São medidas que fazem parte do programa anunciado por Marina Silva em 29 de agosto. Elas representam o retorno do passado que começou a ser superado em 2003.

Para os trabalhadores e os brasileiros, a face da aventura que o programa da direita, agora encarnado por Marina Silva, será a mesma daquele passado neoliberal desastroso que não pode ser esquecido. Ele trouxe desemprego, arrocho salarial, pobreza e carências cada vez maiores. Para a economia brasileira, será a volta de uma época em que Estado favorecia apenas o grande capital especulativo, com dificuldades cada vez maiores para os empresários da produção. O programa de Marina Silva inclui a ameaça de afastamento do Mercosul e dos novos parceiros mundiais como China, Rússia, Índia e África do Sul. lsso significa a disposição de colocar de novo o país na órbita do imperialismo dos EUA e da Europa Ocidental, com desprezo total pela soberania nacional.

São medidas que soam como música para o grande capital especulativo, brasileiro e estrangeiro. Marina Silva que vai fazer a independência do Banco Central. Com isso, vai colocar a autoridade monetária brasileira nas mãos do mercado financeiro que vive da especulação e dos juros altos. O Banco Central deixará assim de ser um instrumento da política econômica soberana e de controle sobre a ganância especulativa.

Como Jânio e Collor já fizeram, Marina propõe cortar ministérios e gastos públicos para diminuir o tamanho do Estado.
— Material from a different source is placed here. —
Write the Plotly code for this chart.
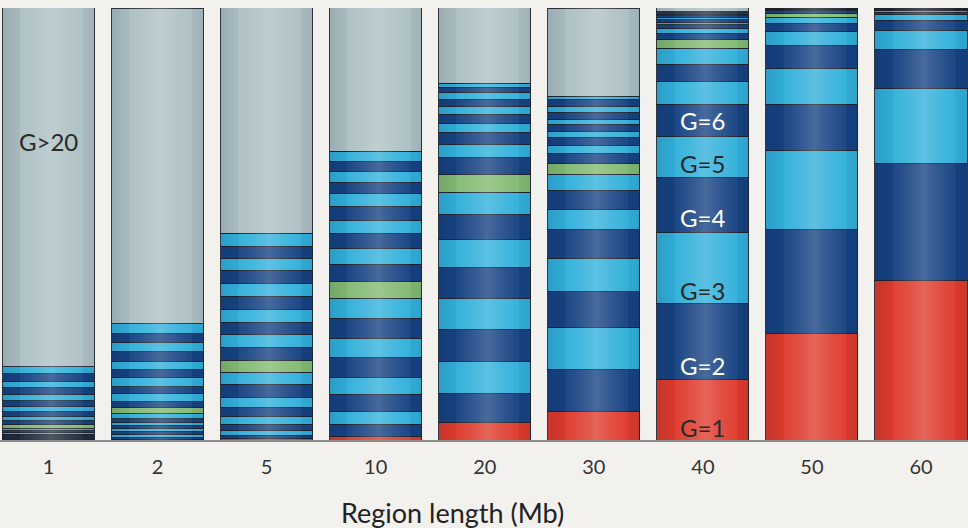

Ela tem repetido também, como se isso fosse uma virtude, que vai reforçar o chamado tripé neoliberal que o capital financeiro exige, formado por metas de inflação, superávit primário para pagar juros ao capital especulativo, e câmbio flutuante que prejudica os exportadores brasileiros e a economia nacional.

A “força das ruas”

A ameaça aventureira que Marina Silva representa para a democracia brasileira ganhou contornos definidos nas declarações de seu candidato a vice, o deputado gaúcho Beto Albuquerque (PSB) que, sem os partidos e o Congresso, quer governar com “a força das ruas”! Ele disse, textualmente: "depois de eleger Marina, temos de ir para as ruas dar a ela a cobertura para que possa exigir do Congresso as mudanças necessárias ao país".

O vice de Marina Silva anunciou, nessas palavras, o caminho para a crise e o rompimento institucional. Eleita, Marina conseguirá terminar seu mandato? E o que virá depois dela, no caso de uma crise que a afaste da Presidência? A mera invocação das “ruas” não é garantia de nada! Hitler, Mussolini, os militares de 1964 puderam, todos eles, falar que tinham o apoio “das ruas”! E tentaram se legitimar, com base nela, para o retrocesso, a destruição da democracia, a imposição dos interesses particularistas da direita e dos conservadores.

O Brasil precisa de mudanças substantivas na sociedade e na política. Avançou muito desde 2003. E precisa avançar mais. Precisa derrotar a velha contradição provocada pelos interesses financeiros e pelo programa neoliberal, que trava o desenvolvimento, a democracia, a criação de mais empregos, a valorização dos salários, a conquista de mais direitos para o povo. A oposição principal, no Brasil é a que existe entre a especulação financeira que quer juros altos e o culto do deus mercado e, do outro lado, os democratas, o povo, os trabalhadores, os empresários da produção.

As forças da produção e do progresso contra a especulação financeira

Esta oposição é manifestada pela disputa entre as forças que apoiam o desenvolvimento e do progresso nacional, contra a especulação financeira e o programa neoliberal da direita. Esta oposição está expressa no confronto (na polarização, como se diz) que opõe, de um lado, os partidos principais da coalizão governamental (PT e PMDB, e também PCdoB), e naqueles que representam a direita neoliberal e seu programa retrógrado (o PSDB e seus satélites), reforçados agora por Marina Silva.

Marina – que se apresenta como portadora da “nova política”, despreza os partidos e seu vice diz que vai governar com a “força das ruas” – é o real sinônimo do autoritarismo e da alienação política que atrai muitos que esperam “salvador da pátria” e desistem – ou não acreditam – na organização popular para avançar e conquistar nova etapa civilizatória.

Há muitos eleitores iludidos por Marina Silva; eles correm o risco de apoiar a aventura irresponsável da direita. Falam em “integridade”, defesa do meio ambiente, uma “nova política”, justiça e igualdade, aprender com a juventude, fim da fragmentação política dos partidos, fim de velhos paradigmas e modelos, fim da corrupção. Falam em dignidade, princípios, falam em fé.

Mas quem é que, na disputa deste ano, realmente defende estes temas? Qual projeto político está baseado em um programa e ações que apontam nesse rumo? Com certeza não é o projeto de Marina Silva. As mudanças reais e concretas, o novo verdadeiro, veem acontecendo na política brasileira desde a posse de Lula, em 2003.

Muito já foi feito, mas é precisos fazer mais, avançar no rumo das conquistas já alcançadas e de mais e melhoras mudanças. A garantia desse rumo é o projeto político inaugurado em 2003, que precisa ser mantido e fortalecido. Projeto democrático que tanto incomoda à anacrônica direita neoliberal e seus porta-vozes – incômodo conservador que é hoje personificado por Marina Silva.